Being human, we crave simplicity because it is, well, simpler that way. Term life insurance is frequently categorized as a simple solution for life insurance.
It is commonly used among people who are not interested or don’t have the time to learn the intricacies of various life insurance policies, but still need protection.
With term, it is easy for it to be the right answer since term insurance is perfectly adequate in the majority of situations.
So, with that being said, how does one evaluate the various term policies available in the marketplace while monitoring existing term policies?
In fact, there is a vast range of resource materials one can use to compare the costs of different life insurance policies, especially term life insurance. It is a fairly simple process, as long as you are comparing different policies offering identical coverage.
For example, compare the cost of a 10-year level premium term policy only to another 10-year level premium term, not to a 5-year term or decreasing term policy.
The term period is the number of years that premiums remains level until the policy expires or is up for renewal for another term: currently either 1, 5, 10, 15, 20, 25, or 30 years.
With term life insurance, the policy with the lowest cost is the one with the lowest premium.
The challenge comes when you are comparing dissimilar term policies, such as comparing an Annual Renewable Term Policy with a Guaranteed Level Premium Term.
Then you have the variations among level premium term policies with different guaranteed periods (e.g., 5 years, 10 years, 15 years, etc.), and you have to use your best judgment in determining whether you wish to compare guaranteed or projected rates.
An informed comparison should consider any differences in company ratings from the insurance rating agencies (e.g., A.M. Best, Standard & Poor’s, Fitch and Moody’s) as well as such intangibles; like how well each company has treated policy owners in the past.
It is also helpful to keep in mind that competition for term business has been aggressive in intensity for a number of years, and company actuaries have been aggressively pricing their policies to attract new business, anticipating favorable long-term mortality experience.

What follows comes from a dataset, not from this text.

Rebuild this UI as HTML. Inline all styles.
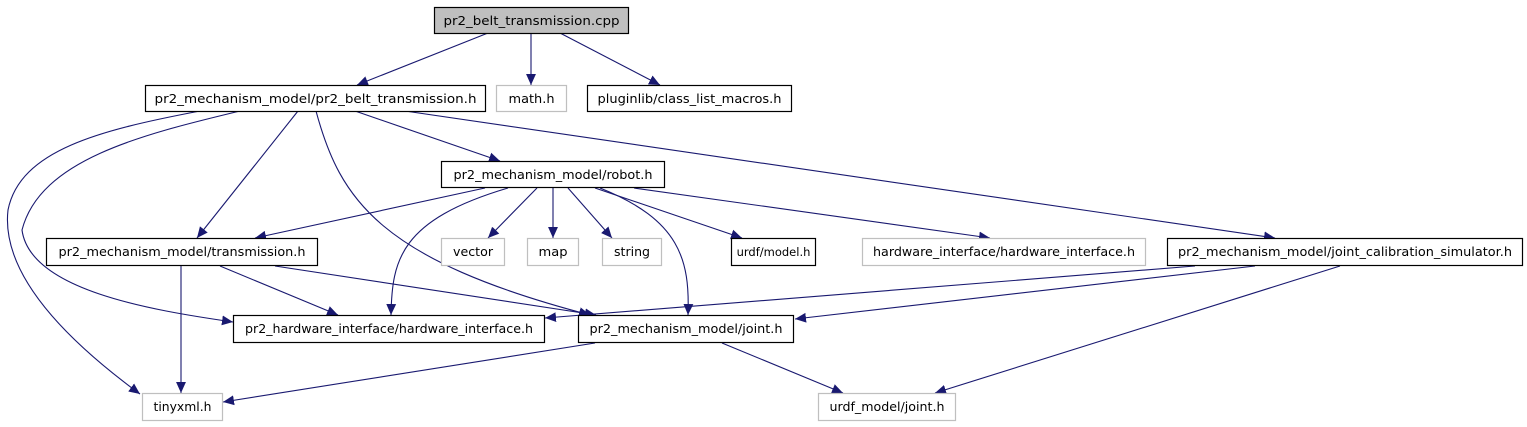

This premium rate cutting may work out or it may turn out, in retrospect, to have been overly aggressive. In other words, there is no way to know what will happen in the future.

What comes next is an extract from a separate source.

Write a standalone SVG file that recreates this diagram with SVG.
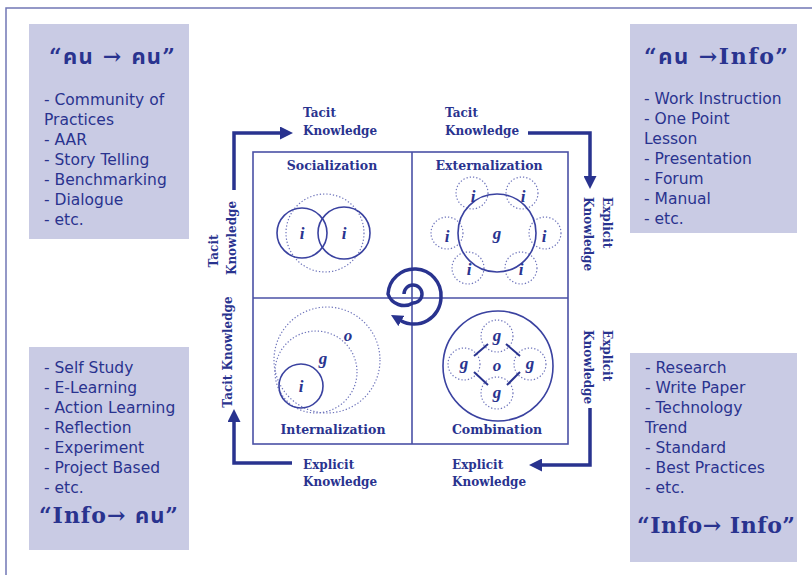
<svg xmlns="http://www.w3.org/2000/svg" width="812" height="575" viewBox="0 0 812 575">
<defs>
<style>
.item{font-family:"DejaVu Sans","Noto Sans",sans-serif;font-size:15.5px;fill:#29338f}
.title{font-family:"DejaVu Serif","Noto Sans Thai","Noto Sans",serif;font-weight:bold;font-size:22px;fill:#29338f}
.lbl{font-family:"DejaVu Serif","Liberation Serif",serif;font-weight:bold;font-size:12px;fill:#29338f}
.q{font-family:"DejaVu Serif","Liberation Serif",serif;font-weight:bold;font-size:12.5px;fill:#29338f;text-anchor:middle}
.let{font-family:"Liberation Serif",serif;font-weight:bold;font-style:italic;font-size:17px;fill:#29338f;text-anchor:middle}
.box{fill:#c9cbe4}
.grid{fill:none;stroke:#4a51a6;stroke-width:1.6}
.solid{fill:none;stroke:#3a42a0;stroke-width:1.6}
.dot{fill:none;stroke:#6e74bb;stroke-width:1.2;stroke-dasharray:1.3 2}
.conn{fill:none;stroke:#29338f;stroke-width:3.5}
</style>
<marker id="ah" markerUnits="userSpaceOnUse" markerWidth="13" markerHeight="13" viewBox="0 0 12 12" refX="0" refY="6" orient="auto">
<path d="M0,0 L12,6 L0,12 z" fill="#29338f"/>
</marker>
<marker id="ahs" markerUnits="userSpaceOnUse" markerWidth="12" markerHeight="12" viewBox="0 0 12 12" refX="1" refY="6" orient="auto">
<path d="M0,0 L12,6 L0,12 z" fill="#29338f"/>
</marker>
</defs>
<rect width="812" height="575" fill="#ffffff"/>
<path d="M6,575 V8 H812" fill="none" stroke="#7277b5" stroke-width="1.5"/>

<g id="box-tl">
<rect class="box" x="29" y="24" width="160" height="215"/>
<text class="title" x="49" y="64" textLength="126" lengthAdjust="spacing">“คน → คน”</text>
<text class="item" x="44" y="105">- Community of</text>
<text class="item" x="44" y="125">Practices</text>
<text class="item" x="44" y="145">- AAR</text>
<text class="item" x="44" y="165">- Story Telling</text>
<text class="item" x="44" y="185">- Benchmarking</text>
<text class="item" x="44" y="205">- Dialogue</text>
<text class="item" x="44" y="225">- etc.</text>
</g>

<g id="box-tr">
<rect class="box" x="630" y="24" width="167" height="209"/>
<text class="title" x="644" y="64" textLength="144" lengthAdjust="spacing">“คน →Info”</text>
<text class="item" x="644" y="104">- Work Instruction</text>
<text class="item" x="644" y="124">- One Point</text>
<text class="item" x="644" y="144">Lesson</text>
<text class="item" x="644" y="164">- Presentation</text>
<text class="item" x="644" y="184">- Forum</text>
<text class="item" x="644" y="204">- Manual</text>
<text class="item" x="644" y="224">- etc.</text>
</g>

<g id="box-bl">
<rect class="box" x="29" y="347" width="160" height="203"/>
<text class="item" x="44" y="373">- Self Study</text>
<text class="item" x="44" y="393">- E-Learning</text>
<text class="item" x="44" y="413">- Action Learning</text>
<text class="item" x="44" y="433">- Reflection</text>
<text class="item" x="44" y="453">- Experiment</text>
<text class="item" x="44" y="473">- Project Based</text>
<text class="item" x="44" y="493">- etc.</text>
<text class="title" x="39" y="523" textLength="139" lengthAdjust="spacing">“Info→ คน”</text>
</g>

<g id="box-br">
<rect class="box" x="630" y="353" width="167" height="209"/>
<text class="item" x="645" y="373">- Research</text>
<text class="item" x="645" y="393">- Write Paper</text>
<text class="item" x="645" y="413">- Technology</text>
<text class="item" x="645" y="433">Trend</text>
<text class="item" x="645" y="453">- Standard</text>
<text class="item" x="645" y="473">- Best Practices</text>
<text class="item" x="645" y="493">- etc.</text>
<text class="title" x="637" y="533" textLength="158" lengthAdjust="spacing">“Info→ Info”</text>
</g>

<g id="grid">
<rect class="grid" x="253" y="152" width="315" height="292"/>
<line class="grid" x1="412" y1="152" x2="412" y2="444"/>
<line class="grid" x1="253" y1="298" x2="568" y2="298"/>
</g>

<g id="socialization">
<text class="q" x="332" y="170">Socialization</text>
<circle class="dot" cx="325" cy="233" r="39"/>
<circle class="solid" cx="302" cy="233" r="25"/>
<circle class="solid" cx="344" cy="233" r="26"/>
<text class="let" x="302" y="239">i</text>
<text class="let" x="344" y="239">i</text>
</g>

<g id="externalization">
<text class="q" x="489" y="170">Externalization</text>
<circle class="dot" cx="472" cy="193" r="16"/>
<circle class="dot" cx="522" cy="193" r="16"/>
<circle class="dot" cx="447" cy="233" r="16"/>
<circle class="dot" cx="545" cy="233" r="16"/>
<circle class="dot" cx="468" cy="268" r="16"/>
<circle class="dot" cx="521" cy="268" r="16"/>
<circle class="solid" cx="497" cy="233" r="39"/>
<text class="let" x="497" y="239">g</text>
<text class="let" x="473" y="202">i</text>
<text class="let" x="523" y="202">i</text>
<text class="let" x="447" y="242">i</text>
<text class="let" x="544" y="242">i</text>
<text class="let" x="469" y="275">i</text>
<text class="let" x="521" y="275">i</text>
</g>

<g id="internalization">
<circle class="dot" cx="327" cy="360" r="53"/>
<circle class="dot" cx="316" cy="372" r="41"/>
<circle class="solid" cx="301" cy="386" r="22"/>
<text class="let" x="348" y="341">o</text>
<text class="let" x="323" y="364">g</text>
<text class="let" x="301" y="392">i</text>
<text class="q" x="333" y="434">Internalization</text>
</g>

<g id="combination">
<circle class="solid" cx="498" cy="366" r="55"/>
<circle class="dot" cx="497" cy="336" r="16"/>
<circle class="dot" cx="464" cy="364" r="16"/>
<circle class="dot" cx="530" cy="364" r="16"/>
<circle class="dot" cx="497" cy="393" r="16"/>
<g stroke="#29338f" stroke-width="2">
<line x1="488" y1="344" x2="474" y2="356"/>
<line x1="506" y1="344" x2="520" y2="356"/>
<line x1="474" y1="372" x2="488" y2="385"/>
<line x1="520" y1="372" x2="507" y2="385"/>
</g>
<text class="let" x="497" y="341">g</text>
<text class="let" x="464" y="369">g</text>
<text class="let" x="530" y="369">g</text>
<text class="let" x="497" y="398">g</text>
<text class="let" x="497" y="371">o</text>
<text class="q" x="497" y="434">Combination</text>
</g>

<g id="connectors">
<path class="conn" d="M234,190 V133 H280" marker-end="url(#ah)"/>
<path class="conn" d="M528,133 H590 V176" marker-end="url(#ah)"/>
<path class="conn" d="M590,408 V465 H542" marker-end="url(#ah)"/>
<path class="conn" d="M292,463 H234 V422" marker-end="url(#ah)"/>
<path class="conn" d="M404,294 A9,9 0 1 1 413,303 A17,17 0 0 1 388,294 A26.5,26.5 0 0 1 441,297 A27,27 0 0 1 400.5,320.4" marker-end="url(#ahs)"/>
</g>

<g id="labels">
<text class="lbl" x="303" y="117">Tacit</text>
<text class="lbl" x="303" y="135">Knowledge</text>
<text class="lbl" x="445" y="117">Tacit</text>
<text class="lbl" x="445" y="135">Knowledge</text>
<text class="lbl" x="303" y="469">Explicit</text>
<text class="lbl" x="303" y="486">Knowledge</text>
<text class="lbl" x="452" y="469">Explicit</text>
<text class="lbl" x="452" y="486">Knowledge</text>
<text class="lbl" transform="translate(218,251) rotate(-90)" text-anchor="middle">Tacit</text>
<text class="lbl" transform="translate(236,238) rotate(-90)" text-anchor="middle">Knowledge</text>
<text class="lbl" transform="translate(232,352) rotate(-90)" text-anchor="middle">Tacit Knowledge</text>
<text class="lbl" transform="translate(603,197) rotate(90)">Explicit</text>
<text class="lbl" transform="translate(584,197) rotate(90)">Knowledge</text>
<text class="lbl" transform="translate(603,330) rotate(90)">Explicit</text>
<text class="lbl" transform="translate(584,330) rotate(90)">Knowledge</text>
</g>
</svg>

Factors to take into consideration:
-How many years the premium is guaranteed?
-Strength of the company, as measured by the insurance rating agencies “convertibility”. (Option to exchange without evidence of insurability, as the same rate class, to a permanent/cash value policy).

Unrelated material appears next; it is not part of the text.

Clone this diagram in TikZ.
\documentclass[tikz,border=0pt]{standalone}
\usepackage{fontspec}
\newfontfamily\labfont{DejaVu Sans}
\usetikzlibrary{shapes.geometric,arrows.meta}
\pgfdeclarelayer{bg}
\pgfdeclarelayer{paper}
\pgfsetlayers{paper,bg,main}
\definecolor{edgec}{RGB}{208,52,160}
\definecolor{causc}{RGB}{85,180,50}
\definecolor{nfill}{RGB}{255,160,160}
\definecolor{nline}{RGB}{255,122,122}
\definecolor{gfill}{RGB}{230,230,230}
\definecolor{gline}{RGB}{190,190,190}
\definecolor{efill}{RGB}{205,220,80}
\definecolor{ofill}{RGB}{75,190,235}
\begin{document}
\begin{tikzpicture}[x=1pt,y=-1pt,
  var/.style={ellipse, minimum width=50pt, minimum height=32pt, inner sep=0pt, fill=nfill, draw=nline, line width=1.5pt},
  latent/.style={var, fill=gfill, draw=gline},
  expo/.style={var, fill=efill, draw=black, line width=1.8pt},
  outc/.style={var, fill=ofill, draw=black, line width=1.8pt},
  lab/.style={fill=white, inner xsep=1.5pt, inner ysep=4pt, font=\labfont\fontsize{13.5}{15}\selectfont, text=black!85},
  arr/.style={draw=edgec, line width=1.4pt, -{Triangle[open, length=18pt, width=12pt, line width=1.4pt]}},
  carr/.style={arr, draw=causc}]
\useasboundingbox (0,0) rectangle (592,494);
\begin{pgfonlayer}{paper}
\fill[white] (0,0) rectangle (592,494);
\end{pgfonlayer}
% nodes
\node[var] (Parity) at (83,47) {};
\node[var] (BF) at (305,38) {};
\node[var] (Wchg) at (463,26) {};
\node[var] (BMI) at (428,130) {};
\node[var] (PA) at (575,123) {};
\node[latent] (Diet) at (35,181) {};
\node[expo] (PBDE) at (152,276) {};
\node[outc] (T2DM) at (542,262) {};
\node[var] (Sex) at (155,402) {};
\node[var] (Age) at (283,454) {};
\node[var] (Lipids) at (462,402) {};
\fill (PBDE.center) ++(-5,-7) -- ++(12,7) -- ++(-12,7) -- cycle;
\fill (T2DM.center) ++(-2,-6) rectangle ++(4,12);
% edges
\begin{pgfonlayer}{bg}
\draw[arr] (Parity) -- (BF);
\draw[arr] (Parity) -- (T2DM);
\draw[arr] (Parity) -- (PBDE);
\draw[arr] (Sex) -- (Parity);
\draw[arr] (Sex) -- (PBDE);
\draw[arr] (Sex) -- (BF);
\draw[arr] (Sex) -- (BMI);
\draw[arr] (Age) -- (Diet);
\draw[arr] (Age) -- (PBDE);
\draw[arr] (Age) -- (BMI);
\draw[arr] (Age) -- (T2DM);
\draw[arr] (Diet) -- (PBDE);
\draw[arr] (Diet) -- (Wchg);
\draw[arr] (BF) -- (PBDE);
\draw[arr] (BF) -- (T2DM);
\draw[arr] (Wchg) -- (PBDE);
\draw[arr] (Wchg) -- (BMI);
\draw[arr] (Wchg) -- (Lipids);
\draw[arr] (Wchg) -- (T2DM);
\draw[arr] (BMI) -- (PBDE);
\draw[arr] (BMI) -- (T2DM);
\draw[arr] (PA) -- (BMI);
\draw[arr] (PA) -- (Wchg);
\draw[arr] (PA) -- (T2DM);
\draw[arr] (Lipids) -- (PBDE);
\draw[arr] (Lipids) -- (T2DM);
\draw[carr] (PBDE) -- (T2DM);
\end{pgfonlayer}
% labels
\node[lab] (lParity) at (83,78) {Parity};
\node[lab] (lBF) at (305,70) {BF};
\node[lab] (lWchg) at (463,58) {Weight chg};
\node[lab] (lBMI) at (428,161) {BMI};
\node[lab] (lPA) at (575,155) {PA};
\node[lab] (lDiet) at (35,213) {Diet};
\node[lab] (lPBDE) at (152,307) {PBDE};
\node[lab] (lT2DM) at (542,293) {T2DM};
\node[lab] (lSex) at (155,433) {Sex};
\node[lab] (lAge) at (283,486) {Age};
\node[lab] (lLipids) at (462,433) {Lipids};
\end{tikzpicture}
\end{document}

-Length of time convertibility option may be exercised.
-Products available for conversion. (Some companies give you a number of choices, while some limit you to one policy that is typically not a good value compared to other available policies.)
-Disability options, if any.
-Conversion credit (i.e., reduction in first-year premium as an incentive to convert to permanent insurance)
-Extra cost riders available such as: Disability waiver, Return of Premium, Family Rider, Accidental Death Benefit, Guaranteed Insurability Option, Child Rider, and Terminal Illness Rider.